Some consider the liver one of the more complex organs in the body in terms of all it does on a regular basis, and the impact on the rest of the body if the liver isn’t performing as it’s supposed to.
Liver function can be impacted by toxins, primarily alcohol, but heavy metals can also affect it as well as larger than recommended amounts of acetaminophen.
The liver can also be affected by medical conditions like hepatitis. Obesity also can limit its function.
Noticeable healing has been observed from medical damage and actual trauma, but over time a liver can start to be less effective. It actually is known to grow physically smaller as someone ages, which can also start to impair function.
Unfortunately, many seniors do begin to experience liver problems as they age, including damage from years of heavy drinking, poor diet, or poor health. These problems can aggravate an already weak liver and decrease its function. They also are more likely to be diagnosed with one of several liver-related diseases.
At some point, a provider may recommend a full or partial liver transplant, if a liver is no longer working. But even with a transplant, liver function can decrease as someone ages, especially if they don’t correct or change some of their lifestyle choices. (drinking, smoking, poor exercise, etc.)
Treatment and recovery of liver damage will also generally take longer, and the new liver will also be more susceptible to future injuries. For instance, someone battling cirrhosis will often end up with scarring on their liver.
Active liver disease or a poorly performing liver can also affect the body’s other processes, such as making the kidneys work harder. Liver disease such as jaundice can even give the skin a yellow cast.

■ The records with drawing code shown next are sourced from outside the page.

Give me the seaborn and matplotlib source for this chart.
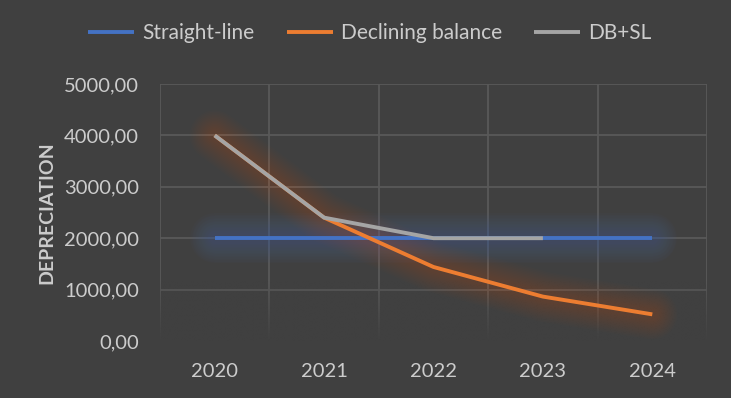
import numpy as np
import pandas as pd
import matplotlib
matplotlib.use("Agg")
import matplotlib.pyplot as plt
import seaborn as sns
from matplotlib.ticker import FuncFormatter, FixedLocator

years = ["2020", "2021", "2022", "2023", "2024"]
straight_line = [2000, 2000, 2000, 2000, 2000]
declining_balance = [4000, 2400, 1440, 864, 518.4]
db_sl = [4000, 2400, 2000, 2000, np.nan]
series_names = ["Straight-line", "Declining balance", "DB+SL"]
y_ticks = [0, 1000, 2000, 3000, 4000, 5000]
y_label = "DEPRECIATION"

colors = {"Straight-line": "#4472C4", "Declining balance": "#ED7D31", "DB+SL": "#A5A5A5"}
glow_alpha = {"Straight-line": 0.022, "Declining balance": 0.015, "DB+SL": 0.008}
BG = "#404040"
TXT = "#CCCCCC"
GRID = "#595959"

sns.set_theme(style="dark")
plt.rcParams["font.family"] = ["Lato", "DejaVu Sans"]

frames = []
for name, vals in zip(series_names, [straight_line, declining_balance, db_sl]):
    frames.append(pd.DataFrame({"year": years, "value": vals, "series": name}))
df = pd.concat(frames, ignore_index=True)
df["pos"] = df["year"].map({y: i for i, y in enumerate(years)})

fig = plt.figure(figsize=(7.31, 3.98), dpi=100, facecolor=BG)
ax = fig.add_axes([160 / 731, 57 / 398, 547 / 731, 257 / 398])
ax.set_facecolor(BG)

# soft glow
glow_widths = np.linspace(36, 8, 14)
for name in series_names:
    sub = df[df["series"] == name].dropna()
    for w in glow_widths:
        sns.lineplot(data=sub, x="pos", y="value", ax=ax, color=colors[name],
                     lw=w, alpha=glow_alpha[name], legend=False, zorder=2,
                     solid_capstyle="round", solid_joinstyle="round")

for name in series_names:
    sub = df[df["series"] == name].dropna()
    sns.lineplot(data=sub, x="pos", y="value", ax=ax, color=colors[name],
                 lw=2.8, label=name, zorder=3, solid_capstyle="butt",
                 solid_joinstyle="round")

ax.xaxis.set_major_locator(FixedLocator(range(len(years))))
ax.set_xticklabels(years)
ax.xaxis.set_minor_locator(FixedLocator(np.arange(-0.5, len(years), 1.0)))
ax.set_yticks(y_ticks)
ax.yaxis.set_major_formatter(FuncFormatter(lambda v, p: f"{v:.2f}".replace(".", ",")))
ax.grid(False)
ax.grid(which="minor", axis="x", color=GRID, lw=1.3)
ax.grid(which="major", axis="y", color=GRID, lw=1.3)
ax.set_axisbelow(True)
ax.tick_params(axis="both", which="both", length=0, colors=TXT, labelsize=14.5)
ax.tick_params(axis="x", pad=16)
ax.tick_params(axis="y", pad=15)
for s in ax.spines.values():
    s.set_visible(False)

# fade the grid near the bottom
grad = np.zeros((256, 2, 4))
rgb = matplotlib.colors.to_rgb(BG)
grad[..., 0], grad[..., 1], grad[..., 2] = rgb
grad[..., 3] = np.linspace(1, 0, 256)[:, None]
ax.imshow(grad, extent=(-0.6, len(years) - 0.4, 0, 1150), origin="lower",
          aspect="auto", zorder=1.5, interpolation="bilinear")
ax.set_xlim(-0.5, len(years) - 0.5)
ax.set_ylim(0, 5000)

ax.set_xlabel("")
ax.set_ylabel(y_label, color=TXT, fontsize=14, fontweight="bold", labelpad=6)

ax.get_legend().remove()
handles, labels = ax.get_legend_handles_labels()
leg = fig.legend(handles, labels, loc="center", bbox_to_anchor=(370 / 731, 1 - 33 / 398),
                 ncol=3, frameon=False, fontsize=15, handlelength=2.2,
                 handletextpad=0.4, columnspacing=1.55, labelcolor=TXT)

fig.savefig("out.png", dpi=100, facecolor=BG)
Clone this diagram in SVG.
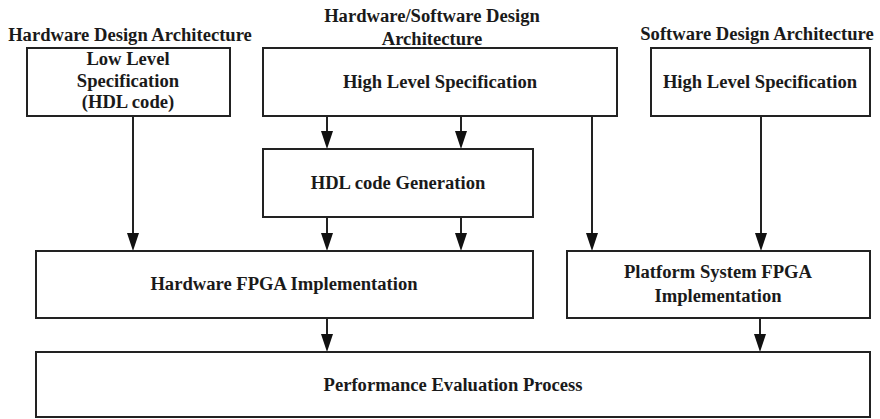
<svg xmlns="http://www.w3.org/2000/svg" width="880" height="419" viewBox="0 0 880 419">
<style>
.box{fill:#fff;stroke:#222;stroke-width:2}
.t{font-family:"Liberation Serif","Times New Roman",serif;font-weight:bold;font-size:18.6px;fill:#1a1a1a;text-anchor:middle}
.c{stroke:#222;stroke-width:2;fill:none}
.ah{fill:#111}
</style>
<rect width="880" height="419" fill="#fff"/>
<g id="headings">
<text class="t" x="130" y="41">Hardware Design Architecture</text>
<text class="t" x="432" y="22">Hardware/Software Design</text>
<text class="t" x="432" y="45">Architecture</text>
<text class="t" x="757" y="40">Software Design Architecture</text>
</g>
<g id="connectors">
<path class="c" d="M133,116 V236"/>
<path class="c" d="M327,116 V134"/>
<path class="c" d="M461,116 V134"/>
<path class="c" d="M327,217 V236"/>
<path class="c" d="M461,217 V236"/>
<path class="c" d="M592,116 V236"/>
<path class="c" d="M761,116 V236"/>
<path class="c" d="M327,318 V337"/>
<path class="c" d="M760,318 V337"/>
<path class="ah" d="M127,233 L139,233 L133,251 Z"/>
<path class="ah" d="M321,131 L333,131 L327,149 Z"/>
<path class="ah" d="M455,131 L467,131 L461,149 Z"/>
<path class="ah" d="M321,233 L333,233 L327,251 Z"/>
<path class="ah" d="M455,233 L467,233 L461,251 Z"/>
<path class="ah" d="M586,233 L598,233 L592,251 Z"/>
<path class="ah" d="M755,233 L767,233 L761,251 Z"/>
<path class="ah" d="M321,334 L333,334 L327,352 Z"/>
<path class="ah" d="M754,334 L766,334 L760,352 Z"/>
</g>
<g id="low-level-spec">
<rect class="box" x="27" y="48" width="203" height="68"/>
<text class="t" x="128" y="65">Low Level</text>
<text class="t" x="128" y="87">Specification</text>
<text class="t" x="128" y="108">(HDL code)</text>
</g>
<g id="hw-sw-high-level-spec">
<rect class="box" x="263" y="48" width="354" height="68"/>
<text class="t" x="440" y="88">High Level Specification</text>
</g>
<g id="sw-high-level-spec">
<rect class="box" x="651" y="48" width="219" height="68"/>
<text class="t" x="760" y="88">High Level Specification</text>
</g>
<g id="hdl-code-generation">
<rect class="box" x="263" y="149" width="270" height="68"/>
<text class="t" x="398" y="189">HDL code Generation</text>
</g>
<g id="hardware-fpga">
<rect class="box" x="36" y="251" width="497" height="67"/>
<text class="t" x="284" y="290">Hardware FPGA Implementation</text>
</g>
<g id="platform-fpga">
<rect class="box" x="567" y="251" width="303" height="67"/>
<text class="t" x="718" y="278">Platform System FPGA</text>
<text class="t" x="718" y="302">Implementation</text>
</g>
<g id="performance-evaluation">
<rect class="box" x="36" y="352" width="834" height="65"/>
<text class="t" x="453" y="391">Performance Evaluation Process</text>
</g>
</svg>
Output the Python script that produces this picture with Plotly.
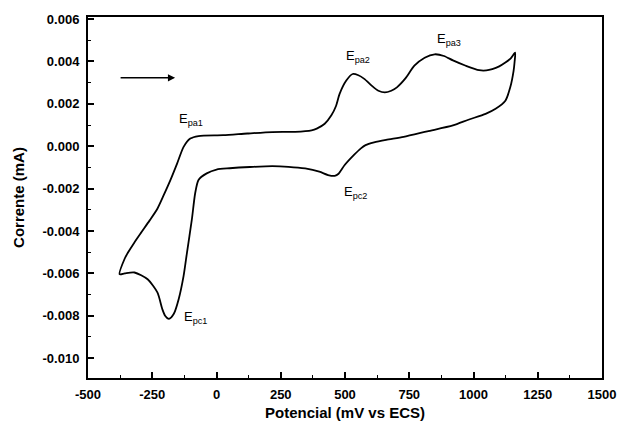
import plotly.graph_objects as go

# Cyclic voltammogram: anodic sweep (upper branch) then cathodic sweep (lower branch)
potential_anodic = [-377, -357, -345, -320, -294, -260, -230, -205, -179, -153, -128, -102, -70, 26,
                    120, 217, 306, 370, 390, 421, 447, 465, 479, 505, 530, 552, 575, 605, 630, 655,
                    680, 702, 735, 770, 810, 849, 885, 920, 970, 1022, 1050, 1073, 1100, 1124, 1145,
                    1162]
current_anodic = [-0.00604, -0.0053, -0.00503, -0.00455, -0.00409, -0.0035, -0.00295, -0.0023,
                  -0.00159, -0.00081, -0.00003, 0.00036, 0.00048, 0.00052, 0.0006, 0.00067, 0.00068,
                  0.00075, 0.00083, 0.00106, 0.00146, 0.0019, 0.00247, 0.0031, 0.00341, 0.00335,
                  0.00318, 0.00285, 0.00262, 0.00254, 0.00262, 0.00278, 0.0032, 0.0038, 0.00418,
                  0.00434, 0.00426, 0.00405, 0.0038, 0.00359, 0.00358, 0.00364, 0.00377, 0.00395,
                  0.00415, 0.00442]

potential_cathodic = [1160, 1156, 1143, 1124, 1086, 1047, 980, 920, 820, 728, 660, 613, 580, 562,
                      536, 498, 475, 460, 434, 400, 345, 280, 217, 130, 51, 0, -38, -70, -83, -96,
                      -115, -128, -147, -166, -185, -200, -211, -230, -268, -319, -357, -377]
current_cathodic = [0.0040, 0.00356, 0.00278, 0.00215, 0.00177, 0.00153, 0.00125, 0.00098, 0.0007,
                    0.00044, 0.0003, 0.00018, 0.00005, -0.0001, -0.0004, -0.0009, -0.0013, -0.0014,
                    -0.00136, -0.0012, -0.00105, -0.00097, -0.00094, -0.00098, -0.00104, -0.0011,
                    -0.00128, -0.00159, -0.00222, -0.00347, -0.00503, -0.00612, -0.00721, -0.00791,
                    -0.00815, -0.0080, -0.00768, -0.0069, -0.00628, -0.00596, -0.006, -0.00604]

peak_labels = ["E<sub>pa1</sub>", "E<sub>pa2</sub>", "E<sub>pa3</sub>", "E<sub>pc1</sub>", "E<sub>pc2</sub>"]
peak_label_x = [-100, 550, 903, -80, 540]
peak_label_y = [0.00128, 0.00423, 0.00503, -0.0081, -0.00218]

x_ticks = [-500, -250, 0, 250, 500, 750, 1000, 1250, 1500]
y_ticks = [0.006, 0.004, 0.002, 0.000, -0.002, -0.004, -0.006, -0.008, -0.010]

fig = go.Figure()
fig.add_trace(go.Scatter(
    x=potential_anodic + potential_cathodic,
    y=current_anodic + current_cathodic,
    mode="lines",
    line=dict(color="black", width=1.8, shape="spline", smoothing=0.7),
    showlegend=False,
    hoverinfo="skip",
))

for txt, lx, ly in zip(peak_labels, peak_label_x, peak_label_y):
    fig.add_annotation(x=lx, y=ly, text=txt, showarrow=False,
                       font=dict(family="Liberation Sans, Arial", size=13, color="black"))

# Scan direction arrow
fig.add_annotation(x=-161, y=0.00323, ax=-379, ay=0.00323, xref="x", yref="y",
                   axref="x", ayref="y", showarrow=True, arrowhead=2, arrowsize=0.9,
                   arrowwidth=1.6, arrowcolor="black", text="")

axis_font = dict(family="Liberation Sans, Arial", size=13, color="black", weight="bold")
title_font = dict(family="Liberation Sans, Arial", size=15, color="black", weight="bold")

fig.update_xaxes(
    range=[-500, 1500], tickvals=x_ticks, ticktext=[str(v) for v in x_ticks],
    showline=True, linecolor="black", linewidth=2, mirror=True,
    ticks="inside", ticklen=6, tickwidth=1.5, tickcolor="black",
    minor=dict(ticks="inside", ticklen=3, tickwidth=1.2, tickcolor="black", dtick=125, tick0=-500),
    showgrid=False, zeroline=False, tickfont=axis_font, ticklabelstandoff=3,
    title=dict(text="Potencial (mV vs ECS)", font=title_font, standoff=7),
)
fig.update_yaxes(
    range=[-0.01094, 0.0061], tickvals=y_ticks, ticktext=[f"{v:.3f}" for v in y_ticks],
    showline=True, linecolor="black", linewidth=2, mirror=True,
    ticks="inside", ticklen=6, tickwidth=1.5, tickcolor="black",
    minor=dict(ticks="inside", ticklen=3, tickwidth=1.2, tickcolor="black", dtick=0.001, tick0=0),
    showgrid=False, zeroline=False, tickfont=axis_font, ticklabelstandoff=4,
    title=dict(text="Corrente (mA)", font=title_font, standoff=14),
)

fig.update_layout(
    width=628, height=431,
    margin=dict(l=88, r=19, t=16, b=51),
    paper_bgcolor="white", plot_bgcolor="white",
)

fig.write_html("out.html")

General fatigue is common, as well as weakness, weight loss, a loss of appetite, and itchy skin. Chronic alcohol-related liver disease can cause other symptoms including confusion, loss of balance, and chronic vomiting.
How to help your liver
Some of these actions, such as a liver transplant, are recommended for people whose liver is in poor condition and barely working, such as extensive scarring.
But before the liver condition reaches the severe stage, there are some options people can take to reduce future damage or even stimulate healing.
The biggest is to either stop drinking alcohol or at least reduce regular intake. Though an occasional drink may be fine when the liver is in good shape, a liver does benefit from time to “rest and reboot.”
Drinking nightly, especially in large quantities, can put further stress on the liver and not let it recover well with each binge. Healthline recommends 12 oz of beer, 5 oz of wine, or 1.5 oz of harder liquor, followed by stopping drinking alcohol for at least a month.
This strategy will help a liver heal or at least not decrease performance.
Completely giving up alcohol can be difficult for some, however, especially if it’s been a regular habit for years or even decades.
But medical professionals are quick to say that the more damaged your liver is, the further damage can be done with alcohol. And part of living with a transplant often means abstaining forever from alcohol since one will be less likely to receive a second liver transplant if alcohol continued to be a factor.
Health experts say there are other strategies to help improve liver function:
- Stopping any other dangerous substances that can be absorbed by your liver, such as cannabis or tobacco.
- Increasing exercise with a focus on improving cardiovascular health along with weight loss.
- Looking for vaccines for certain forms of hepatitis. (The A and B forms do have vaccines, but the C form doesn’t)
- Talk to your provider about your goal – he or she can help, including looking over your current medications to make sure none are known to cause liver damage over time.
- Eating less. You may be someone who likes larger portions, but this can put extra demand on an already weakened liver.
- Eating better. More fiber, less processed food and less salt and sugar can all aid liver function.